A 4-fascicle systematic Huáyán-school commentary on the Yuánjué jīng (KR6i0551) by the great Qiánlóng-era Huáyán scholar-monk 通理 Dátiān Tōnglǐ 達天通理 (1701–1782). The signature line — xiánzōng hòuxué Tōnglǐ shù 賢宗後學通理述 (“the latter-day disciple of the Sage-school Tōnglǐ recounts”) — declares Tōnglǐ’s institutional self-understanding as a successor to the Huáyán (賢首 xiánshǒu) tradition founded by Fǎzàng 法藏 (643–712). The work is the most systematic single Qīng-period commentary on the Yuánjué jīng and the principal late-imperial complement to the 宗密 Zōngmì exegetical apparatus.

Abstract

The work is preceded by a substantial dàyì 大義 (“general principles”) preface that sets out the doctrinal framework: the Yuánjué jīng is read as the liǎoyì 了義 (“definitive-meaning”) teaching that elucidates the originally pure mind-substance, with the threefold guān of the Mighty-Virtue chapter as the soteriological key. The commentary itself proceeds line-by-line, integrating Zōngmì’s SòngYuánMíng exegetical heritage with the developed Qīng Huáyán doctrinal apparatus — particularly the liùxiāng yuánróng 六相圓融 (“interpenetration of the six characteristics”) and shíxuán mén 十玄門 (“ten profound gates”) frameworks for which Tōnglǐ was the principal Qīng-era authority. The xīyì 析義 (“analysing the meaning”) method takes each phrase apart into its constituent doctrinal elements, identifies the relevant doxographical placement, and reassembles them in the synthetic Huáyán reading.
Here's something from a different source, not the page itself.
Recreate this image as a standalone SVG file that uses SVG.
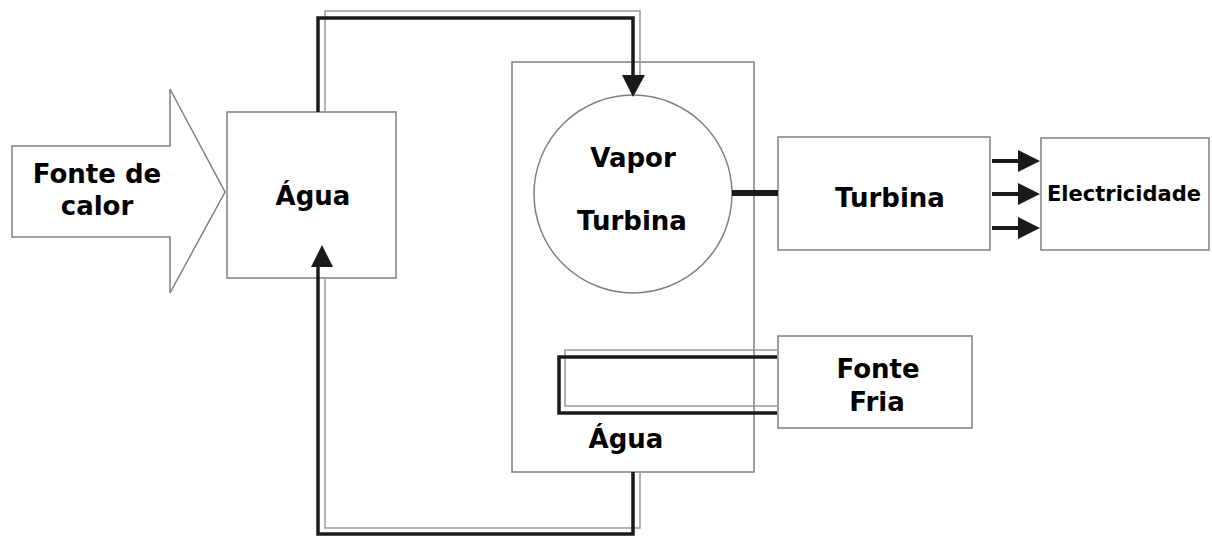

The work has no surviving autograph preface fixing its date; the catalog meta is silent. Tōnglǐ’s other major works — including his KR6c0075 Jīngāng xīnyǎn shū (completed 1765 per its preface) — are concentrated in his Qiánlóng-era middle and late periods. The Yuánjué jīng xīyì shū is therefore bracketed at circa 1750–1782, the latter half of Tōnglǐ’s productive career. It is the principal Qīng commentary on the Yuánjué jīng and was widely used in late-Qīng monastic curricula.

Translations and research

  • Xīnxù gāosēng zhuàn 新續高僧傳 j. 10 (biography of Dátiān Tōnglǐ).
  • Welch, Holmes. The Practice of Chinese Buddhism, 1900–1950. Cambridge, MA: Harvard University Press, 1967. — Treats the late-Qīng Huáyán curriculum that descended from Tōnglǐ.

Other points of interest

Tōnglǐ’s distinctive contribution to Yuánjué exegesis is the systematic Huáyán-doxographical framing: where Zōngmì had argued for the integration of Chán and Huáyán, and where the late-Míng commentators (德清, 通潤, 寂正) had foregrounded the Chán-practical dimension, Tōnglǐ returns the Yuánjué jīng firmly to a doctrinal Huáyán reading — appropriate to his role as the principal Qiánlóng-era restorer of the Huáyán scholastic tradition. The xīyì method specifically prefigures the late-Qīng 楊文會 Yáng Wénhuì textbook tradition’s analytical approach to Buddhist scholastic study.